### WHAT NEEDS TO BE DONE:
Skip the pictures, please, and write out exactly the lines from the opening of the data through the line containing "(C32) [call] at".

### DATA SECTION:
— begin —

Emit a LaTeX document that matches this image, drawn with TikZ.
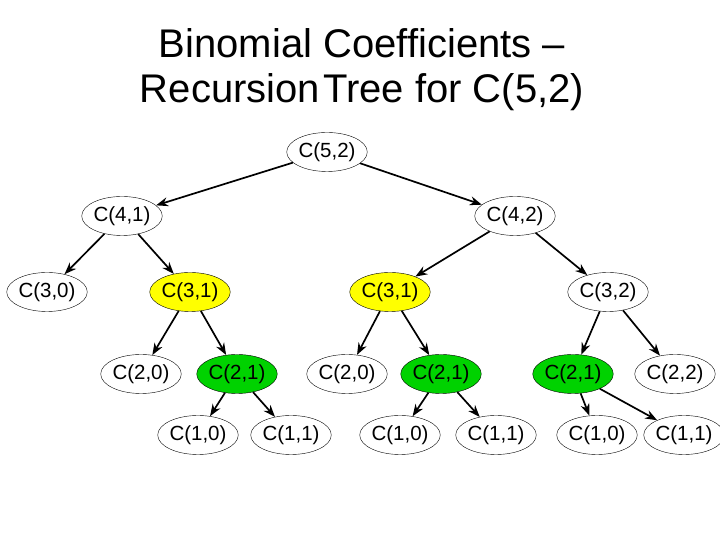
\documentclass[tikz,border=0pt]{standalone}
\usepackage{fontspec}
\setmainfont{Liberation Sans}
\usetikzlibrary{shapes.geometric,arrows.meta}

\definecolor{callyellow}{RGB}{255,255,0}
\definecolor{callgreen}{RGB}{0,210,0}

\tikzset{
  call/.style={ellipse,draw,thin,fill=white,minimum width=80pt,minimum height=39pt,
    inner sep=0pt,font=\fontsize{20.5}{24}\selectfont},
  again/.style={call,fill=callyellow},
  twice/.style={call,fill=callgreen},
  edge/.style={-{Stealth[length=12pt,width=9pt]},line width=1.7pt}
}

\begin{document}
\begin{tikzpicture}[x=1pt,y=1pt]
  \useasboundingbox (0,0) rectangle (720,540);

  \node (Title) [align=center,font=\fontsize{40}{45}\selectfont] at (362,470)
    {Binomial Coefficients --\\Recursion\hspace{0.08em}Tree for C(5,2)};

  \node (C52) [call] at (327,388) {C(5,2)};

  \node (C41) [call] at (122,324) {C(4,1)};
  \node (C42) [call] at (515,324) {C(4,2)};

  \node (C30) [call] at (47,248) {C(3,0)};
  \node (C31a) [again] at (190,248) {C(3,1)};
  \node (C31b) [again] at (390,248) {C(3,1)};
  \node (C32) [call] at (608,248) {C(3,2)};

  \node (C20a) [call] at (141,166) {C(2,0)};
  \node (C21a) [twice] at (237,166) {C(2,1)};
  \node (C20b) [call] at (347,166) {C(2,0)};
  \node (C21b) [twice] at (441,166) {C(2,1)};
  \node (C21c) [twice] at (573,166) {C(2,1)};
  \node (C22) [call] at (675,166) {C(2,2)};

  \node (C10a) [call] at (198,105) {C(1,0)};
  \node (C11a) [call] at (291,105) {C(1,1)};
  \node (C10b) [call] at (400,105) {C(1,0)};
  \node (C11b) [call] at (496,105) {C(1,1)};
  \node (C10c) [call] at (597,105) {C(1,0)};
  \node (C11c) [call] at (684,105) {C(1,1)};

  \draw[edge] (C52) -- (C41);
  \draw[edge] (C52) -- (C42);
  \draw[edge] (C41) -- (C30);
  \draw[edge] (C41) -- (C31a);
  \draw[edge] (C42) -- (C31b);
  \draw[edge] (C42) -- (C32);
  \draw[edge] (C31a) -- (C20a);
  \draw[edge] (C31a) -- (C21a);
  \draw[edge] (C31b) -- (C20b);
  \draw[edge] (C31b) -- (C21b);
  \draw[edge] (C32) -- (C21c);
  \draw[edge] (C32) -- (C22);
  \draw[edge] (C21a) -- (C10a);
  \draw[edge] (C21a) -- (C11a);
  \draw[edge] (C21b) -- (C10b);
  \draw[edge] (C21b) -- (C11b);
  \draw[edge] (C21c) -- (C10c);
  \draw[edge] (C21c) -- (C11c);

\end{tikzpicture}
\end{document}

— end —

### SOLUTION BELOW:
Emit a LaTeX document that matches this image, drawn with TikZ.
\documentclass[tikz,border=0pt]{standalone}
\usepackage{fontspec}
\setmainfont{Liberation Sans}
\usetikzlibrary{shapes.geometric,arrows.meta}

\definecolor{callyellow}{RGB}{255,255,0}
\definecolor{callgreen}{RGB}{0,210,0}

\tikzset{
  call/.style={ellipse,draw,thin,fill=white,minimum width=80pt,minimum height=39pt,
    inner sep=0pt,font=\fontsize{20.5}{24}\selectfont},
  again/.style={call,fill=callyellow},
  twice/.style={call,fill=callgreen},
  edge/.style={-{Stealth[length=12pt,width=9pt]},line width=1.7pt}
}

\begin{document}
\begin{tikzpicture}[x=1pt,y=1pt]
  \useasboundingbox (0,0) rectangle (720,540);

  \node (Title) [align=center,font=\fontsize{40}{45}\selectfont] at (362,470)
    {Binomial Coefficients --\\Recursion\hspace{0.08em}Tree for C(5,2)};

  \node (C52) [call] at (327,388) {C(5,2)};

  \node (C41) [call] at (122,324) {C(4,1)};
  \node (C42) [call] at (515,324) {C(4,2)};

  \node (C30) [call] at (47,248) {C(3,0)};
  \node (C31a) [again] at (190,248) {C(3,1)};
  \node (C31b) [again] at (390,248) {C(3,1)};
  \node (C32) [call] at (608,248) {C(3,2)};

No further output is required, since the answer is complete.